A Tensor Core is a specialized processing unit developed by NVIDIA to accelerate tensor computations, which are fundamental in machine learning and high-performance computing (HPC) tasks. These cores are designed to perform mixed-precision matrix multiplications and accumulations efficiently, significantly enhancing the performance of deep learning models and scientific simulations.
Key Features of Tensor Cores:
- Mixed-Precision Computing: Tensor Cores support mixed-precision operations, allowing computations to be performed with reduced precision (such as FP16) while maintaining accuracy. This approach accelerates processing and reduces memory usage without compromising performance.
- High Throughput: By executing multiple operations per clock cycle, Tensor Cores achieve high throughput, making them ideal for tasks like training large neural networks and running complex simulations.

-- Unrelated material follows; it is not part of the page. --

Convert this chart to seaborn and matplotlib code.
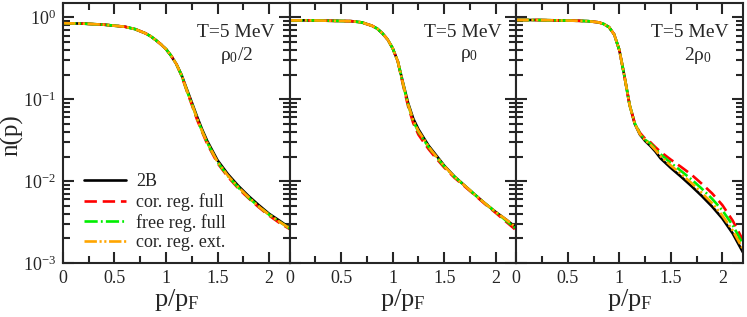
import numpy as np
import pandas as pd
import matplotlib
matplotlib.use("Agg")
import matplotlib.pyplot as plt
import seaborn as sns
from matplotlib.ticker import LogLocator, MultipleLocator, NullFormatter

# ---------------- data ----------------
p = [0, 0.2, 0.4, 0.6, 0.7, 0.8, 0.85, 0.9, 0.95, 1.0, 1.05, 1.1, 1.15, 1.2,
     1.25, 1.3, 1.35, 1.4, 1.5, 1.6, 1.7, 1.8, 1.9, 2.0, 2.1, 2.2]

series_names = ["2B", "cor. reg. full", "free reg. full", "cor. reg. ext."]

# panel 1: rho0/2
half_2B   = [0.85, 0.84, 0.815, 0.77, 0.72, 0.64, 0.59, 0.53, 0.47, 0.41, 0.34, 0.27, 0.20, 0.135,
             0.092, 0.062, 0.043, 0.031, 0.018, 0.0122, 0.0088, 0.0066, 0.0051, 0.0040, 0.0033, 0.0027]
half_cor  = [0.85, 0.84, 0.815, 0.77, 0.72, 0.64, 0.59, 0.53, 0.47, 0.41, 0.34, 0.27, 0.195, 0.128,
             0.086, 0.057, 0.040, 0.0285, 0.0166, 0.0113, 0.0082, 0.0062, 0.0048, 0.0038, 0.0031, 0.0026]
half_free = [0.85, 0.84, 0.815, 0.77, 0.72, 0.64, 0.59, 0.53, 0.47, 0.41, 0.34, 0.27, 0.197, 0.130,
             0.088, 0.059, 0.041, 0.0295, 0.0171, 0.0116, 0.0084, 0.0063, 0.0049, 0.0039, 0.0032, 0.00265]
half_ext  = [0.85, 0.84, 0.815, 0.77, 0.72, 0.64, 0.59, 0.53, 0.47, 0.41, 0.34, 0.27, 0.198, 0.131,
             0.089, 0.059, 0.041, 0.0297, 0.0172, 0.0117, 0.0085, 0.0064, 0.0049, 0.0039, 0.0032, 0.00265]

# panel 2: rho0
one_2B    = [0.92, 0.92, 0.91, 0.90, 0.87, 0.79, 0.73, 0.64, 0.54, 0.42, 0.29, 0.16, 0.090, 0.058,
             0.043, 0.034, 0.027, 0.0225, 0.0155, 0.0114, 0.0088, 0.0068, 0.0053, 0.0042, 0.0034, 0.0027]
one_cor   = [0.92, 0.92, 0.91, 0.90, 0.87, 0.79, 0.73, 0.64, 0.54, 0.42, 0.29, 0.15, 0.082, 0.051,
             0.037, 0.030, 0.0245, 0.0205, 0.0147, 0.0110, 0.0086, 0.0067, 0.0052, 0.0041, 0.0032, 0.0025]
one_free  = [0.92, 0.92, 0.91, 0.90, 0.87, 0.79, 0.73, 0.64, 0.54, 0.42, 0.29, 0.155, 0.086, 0.054,
             0.040, 0.032, 0.026, 0.0215, 0.0152, 0.0113, 0.0088, 0.0068, 0.0053, 0.0042, 0.0033, 0.0026]
one_ext   = [0.92, 0.92, 0.91, 0.90, 0.87, 0.79, 0.73, 0.64, 0.54, 0.42, 0.29, 0.157, 0.087, 0.055,
             0.041, 0.033, 0.0262, 0.0218, 0.0153, 0.0113, 0.0088, 0.0068, 0.0053, 0.0042, 0.0034, 0.0027]

# panel 3: 2 rho0
two_2B    = [0.93, 0.93, 0.92, 0.91, 0.90, 0.87, 0.83, 0.76, 0.62, 0.40, 0.19, 0.085, 0.050, 0.037,
             0.031, 0.027, 0.023, 0.019, 0.0145, 0.0113, 0.0087, 0.0066, 0.0049, 0.0035, 0.0023, 0.00135]
two_cor   = [0.93, 0.93, 0.92, 0.91, 0.90, 0.87, 0.83, 0.76, 0.62, 0.40, 0.19, 0.085, 0.051, 0.039,
             0.033, 0.030, 0.026, 0.0228, 0.0183, 0.0149, 0.0120, 0.0093, 0.0071, 0.0051, 0.0033, 0.0019]
two_free  = [0.93, 0.93, 0.92, 0.91, 0.90, 0.87, 0.83, 0.76, 0.62, 0.40, 0.19, 0.085, 0.051, 0.038,
             0.032, 0.0289, 0.025, 0.0213, 0.0167, 0.0133, 0.0105, 0.0081, 0.0061, 0.0044, 0.0029, 0.0017]
two_ext   = [0.93, 0.93, 0.92, 0.91, 0.90, 0.87, 0.83, 0.76, 0.62, 0.40, 0.19, 0.085, 0.050, 0.0375,
             0.0315, 0.028, 0.024, 0.0202, 0.0155, 0.0122, 0.0095, 0.0072, 0.0054, 0.0038, 0.0025, 0.00148]

panels = [
    ("ρ$_0$/2", [half_2B, half_cor, half_free, half_ext]),
    ("ρ$_0$",   [one_2B, one_cor, one_free, one_ext]),
    ("2ρ$_0$",  [two_2B, two_cor, two_free, two_ext]),
]

xticks = [0, 0.5, 1, 1.5, 2]
xtick_labels = ["0", "0.5", "1", "1.5", "2"]

# ---------------- style ----------------
sns.set_style("ticks")
plt.rcParams["font.family"] = ["Liberation Serif", "DejaVu Serif"]
plt.rcParams["mathtext.fontset"] = "custom"
plt.rcParams["mathtext.rm"] = "Liberation Serif"
plt.rcParams["mathtext.it"] = "Liberation Serif:italic"
plt.rcParams["mathtext.bf"] = "Liberation Serif:bold"
plt.rcParams["axes.linewidth"] = 1.5
plt.rcParams["axes.unicode_minus"] = False

colors = ["black", "#ff0000", "#00ee00", "#ffa500"]
styles = ["-", (0, (4.7, 2.2)), (0, (5, 1.2, 0.7, 1.2)), (0, (4.7, 1.0, 0.8, 1.0, 0.8, 1.0))]

fig, axes = plt.subplots(1, 3, figsize=(7.47, 3.17), dpi=100, sharey=True)
fig.subplots_adjust(left=0.0843, right=0.9946, top=0.9905, bottom=0.1703, wspace=0)

text_x2 = [0.765, 0.79, 0.80]

for i, (ax, (dens, vals)) in enumerate(zip(axes, panels)):
    for name, v, c, ls in zip(series_names, vals, colors, styles):
        df = pd.DataFrame({"p": p, "n": v})
        sns.lineplot(data=df, x="p", y="n", ax=ax, color=c, lw=1.9, linestyle=ls,
                     label=name if i == 0 else None, legend=False)
    ax.set_yscale("log")
    ax.set_xlim(0, 2.2)
    ax.set_ylim(1e-3, 1.5)
    ax.set_xticks(xticks)
    ax.set_xticklabels(xtick_labels)
    ax.xaxis.set_minor_locator(MultipleLocator(0.25))
    ax.yaxis.set_major_locator(LogLocator(base=10, numticks=10))
    ax.yaxis.set_minor_locator(LogLocator(base=10, subs=np.arange(2, 10), numticks=20))
    ax.yaxis.set_minor_formatter(NullFormatter())
    ax.tick_params(which="both", direction="in", top=True, right=True, width=1.5,
                   labelsize=13, pad=5)
    ax.tick_params(which="major", length=8)
    ax.tick_params(which="minor", length=5)
    ax.set_xlabel("p/p$_\\mathrm{F}$", fontsize=19, labelpad=0)
    if i == 0:
        ax.set_ylabel("n(p)", fontsize=18)
        ax.yaxis.set_label_coords(-0.175, 0.49)
    else:
        ax.set_ylabel("")
    ax.text(0.935, 0.885, "T=5 MeV", transform=ax.transAxes, ha="right", va="center", fontsize=14)
    ax.text(text_x2[i], 0.80, dens, transform=ax.transAxes, ha="center", va="center", fontsize=14)

axes[0].legend(loc="lower left", bbox_to_anchor=(0.093, 0.045), frameon=False, fontsize=13,
               handlelength=2.3, handletextpad=0.6, labelspacing=0.15, borderaxespad=0,
               borderpad=0)

fig.savefig("out.png", dpi=100)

- Versatility: Tensor Cores are utilized across various applications, including AI model training, inference, and scientific computing, due to their ability to handle diverse computational workloads efficiently.
Applications:
- Deep Learning: Tensor Cores accelerate the training and inference of deep neural networks, enabling faster development and deployment of AI models.
- High-Performance Computing: In scientific research, Tensor Cores facilitate complex simulations and data analyses, contributing to advancements in fields like physics, chemistry, and climate modeling.
- Graphics Rendering: Tensor Cores enhance real-time ray tracing and other advanced rendering techniques, improving visual fidelity in gaming and professional graphics applications.